Go through the records and extract every line with the word "this".

----- Data supplied

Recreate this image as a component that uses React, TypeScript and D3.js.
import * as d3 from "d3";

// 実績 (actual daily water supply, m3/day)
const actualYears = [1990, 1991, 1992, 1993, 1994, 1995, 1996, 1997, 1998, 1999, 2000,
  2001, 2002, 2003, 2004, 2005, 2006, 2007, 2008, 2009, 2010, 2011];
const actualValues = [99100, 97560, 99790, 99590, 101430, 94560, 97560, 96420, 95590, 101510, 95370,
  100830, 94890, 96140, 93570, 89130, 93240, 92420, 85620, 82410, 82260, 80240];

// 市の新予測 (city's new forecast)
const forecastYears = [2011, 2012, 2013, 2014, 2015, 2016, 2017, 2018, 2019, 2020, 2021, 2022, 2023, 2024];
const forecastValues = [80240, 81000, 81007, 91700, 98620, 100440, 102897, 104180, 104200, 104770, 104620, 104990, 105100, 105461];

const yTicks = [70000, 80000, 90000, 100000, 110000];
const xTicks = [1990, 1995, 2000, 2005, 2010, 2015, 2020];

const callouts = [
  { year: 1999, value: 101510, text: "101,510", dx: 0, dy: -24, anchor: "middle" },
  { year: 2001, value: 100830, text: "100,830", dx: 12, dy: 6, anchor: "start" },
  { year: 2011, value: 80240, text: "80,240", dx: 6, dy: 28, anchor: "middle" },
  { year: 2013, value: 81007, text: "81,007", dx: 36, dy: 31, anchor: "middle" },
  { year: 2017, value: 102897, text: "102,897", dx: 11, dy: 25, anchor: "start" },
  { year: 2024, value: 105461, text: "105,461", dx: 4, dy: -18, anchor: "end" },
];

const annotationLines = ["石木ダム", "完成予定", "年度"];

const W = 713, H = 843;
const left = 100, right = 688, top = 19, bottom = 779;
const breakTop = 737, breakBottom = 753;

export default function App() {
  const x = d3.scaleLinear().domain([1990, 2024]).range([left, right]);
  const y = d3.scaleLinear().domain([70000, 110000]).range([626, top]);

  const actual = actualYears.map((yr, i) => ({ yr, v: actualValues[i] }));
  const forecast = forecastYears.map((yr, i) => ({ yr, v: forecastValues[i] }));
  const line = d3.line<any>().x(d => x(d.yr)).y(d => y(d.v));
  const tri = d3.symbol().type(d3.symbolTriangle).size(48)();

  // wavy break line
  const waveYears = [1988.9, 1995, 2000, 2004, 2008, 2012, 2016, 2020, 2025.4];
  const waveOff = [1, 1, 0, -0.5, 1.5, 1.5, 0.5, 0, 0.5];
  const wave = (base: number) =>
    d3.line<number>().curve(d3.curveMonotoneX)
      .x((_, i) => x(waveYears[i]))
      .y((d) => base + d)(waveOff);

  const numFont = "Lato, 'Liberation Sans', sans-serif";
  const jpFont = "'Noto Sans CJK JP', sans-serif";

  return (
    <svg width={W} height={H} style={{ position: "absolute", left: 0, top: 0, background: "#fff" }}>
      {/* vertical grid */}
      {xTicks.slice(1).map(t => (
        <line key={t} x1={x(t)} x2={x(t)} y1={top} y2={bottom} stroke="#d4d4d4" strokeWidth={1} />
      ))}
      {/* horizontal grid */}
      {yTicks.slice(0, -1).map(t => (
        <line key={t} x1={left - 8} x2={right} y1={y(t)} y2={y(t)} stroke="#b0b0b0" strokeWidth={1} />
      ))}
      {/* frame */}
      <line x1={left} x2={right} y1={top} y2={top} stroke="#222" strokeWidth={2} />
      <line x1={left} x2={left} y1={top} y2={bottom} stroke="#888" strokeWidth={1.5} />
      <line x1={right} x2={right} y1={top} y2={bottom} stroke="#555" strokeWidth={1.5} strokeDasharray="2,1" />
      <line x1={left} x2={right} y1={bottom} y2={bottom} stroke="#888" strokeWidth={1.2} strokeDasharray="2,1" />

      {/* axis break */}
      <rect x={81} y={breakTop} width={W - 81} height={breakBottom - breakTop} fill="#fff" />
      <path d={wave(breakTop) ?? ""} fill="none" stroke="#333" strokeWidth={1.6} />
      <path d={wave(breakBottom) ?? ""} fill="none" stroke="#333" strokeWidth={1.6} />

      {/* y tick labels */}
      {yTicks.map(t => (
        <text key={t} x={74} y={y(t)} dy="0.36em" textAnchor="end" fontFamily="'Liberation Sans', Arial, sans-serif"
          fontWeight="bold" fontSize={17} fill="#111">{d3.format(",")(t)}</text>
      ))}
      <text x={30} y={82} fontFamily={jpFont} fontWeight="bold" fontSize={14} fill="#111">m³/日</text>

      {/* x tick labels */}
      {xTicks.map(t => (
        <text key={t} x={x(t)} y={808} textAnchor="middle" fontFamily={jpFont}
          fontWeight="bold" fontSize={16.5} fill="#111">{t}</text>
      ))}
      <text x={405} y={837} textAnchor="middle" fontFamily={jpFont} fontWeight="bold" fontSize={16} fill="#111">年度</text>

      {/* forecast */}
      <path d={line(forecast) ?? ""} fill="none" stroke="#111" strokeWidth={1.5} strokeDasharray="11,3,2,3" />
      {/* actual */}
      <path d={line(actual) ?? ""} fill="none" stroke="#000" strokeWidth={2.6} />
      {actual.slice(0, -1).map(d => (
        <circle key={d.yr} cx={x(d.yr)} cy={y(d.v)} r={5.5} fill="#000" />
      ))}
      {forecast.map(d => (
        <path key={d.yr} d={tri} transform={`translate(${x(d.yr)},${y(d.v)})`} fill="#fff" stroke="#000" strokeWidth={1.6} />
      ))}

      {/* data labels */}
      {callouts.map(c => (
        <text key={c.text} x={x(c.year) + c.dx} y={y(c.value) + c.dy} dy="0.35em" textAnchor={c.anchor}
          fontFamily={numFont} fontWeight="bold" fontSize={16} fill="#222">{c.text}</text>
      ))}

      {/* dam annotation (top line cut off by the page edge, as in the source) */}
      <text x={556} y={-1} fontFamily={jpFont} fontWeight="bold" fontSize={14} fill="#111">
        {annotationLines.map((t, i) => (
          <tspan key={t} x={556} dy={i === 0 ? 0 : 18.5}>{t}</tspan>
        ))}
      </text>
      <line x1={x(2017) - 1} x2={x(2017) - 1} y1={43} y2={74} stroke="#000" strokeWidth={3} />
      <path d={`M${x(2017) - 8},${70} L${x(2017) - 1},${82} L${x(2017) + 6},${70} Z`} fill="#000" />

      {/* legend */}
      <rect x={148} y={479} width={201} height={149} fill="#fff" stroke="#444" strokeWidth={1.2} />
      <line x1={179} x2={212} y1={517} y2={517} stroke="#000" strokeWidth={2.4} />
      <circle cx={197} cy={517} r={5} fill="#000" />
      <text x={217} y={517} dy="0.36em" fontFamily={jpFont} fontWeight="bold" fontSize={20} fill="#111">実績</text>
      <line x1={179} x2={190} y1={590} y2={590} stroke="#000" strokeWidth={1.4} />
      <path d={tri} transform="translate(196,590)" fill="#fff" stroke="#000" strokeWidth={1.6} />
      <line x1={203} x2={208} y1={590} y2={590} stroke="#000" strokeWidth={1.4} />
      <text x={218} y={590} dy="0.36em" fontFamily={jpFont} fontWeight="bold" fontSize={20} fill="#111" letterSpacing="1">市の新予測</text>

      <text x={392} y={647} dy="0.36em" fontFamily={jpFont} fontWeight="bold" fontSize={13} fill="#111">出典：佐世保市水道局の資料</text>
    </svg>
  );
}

----------
----- Data supplied

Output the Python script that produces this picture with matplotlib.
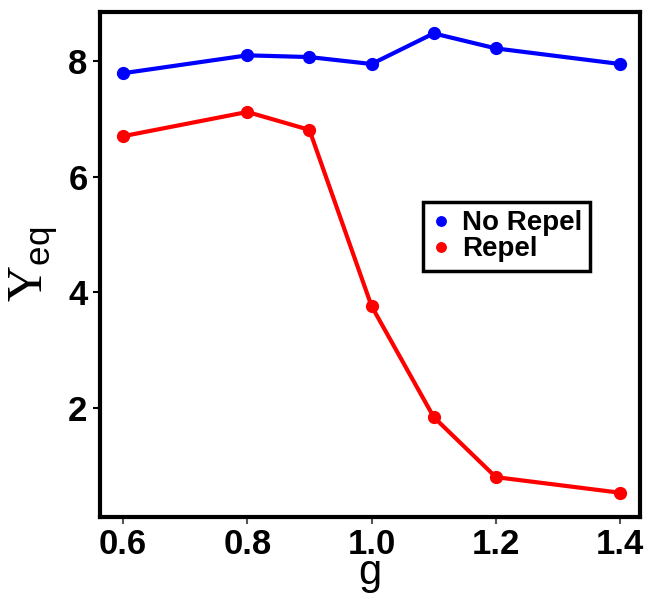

----------

**Exercise solution**
Recreate this image as a component that uses React, TypeScript and D3.js.
Output the Python script that produces this picture with matplotlib.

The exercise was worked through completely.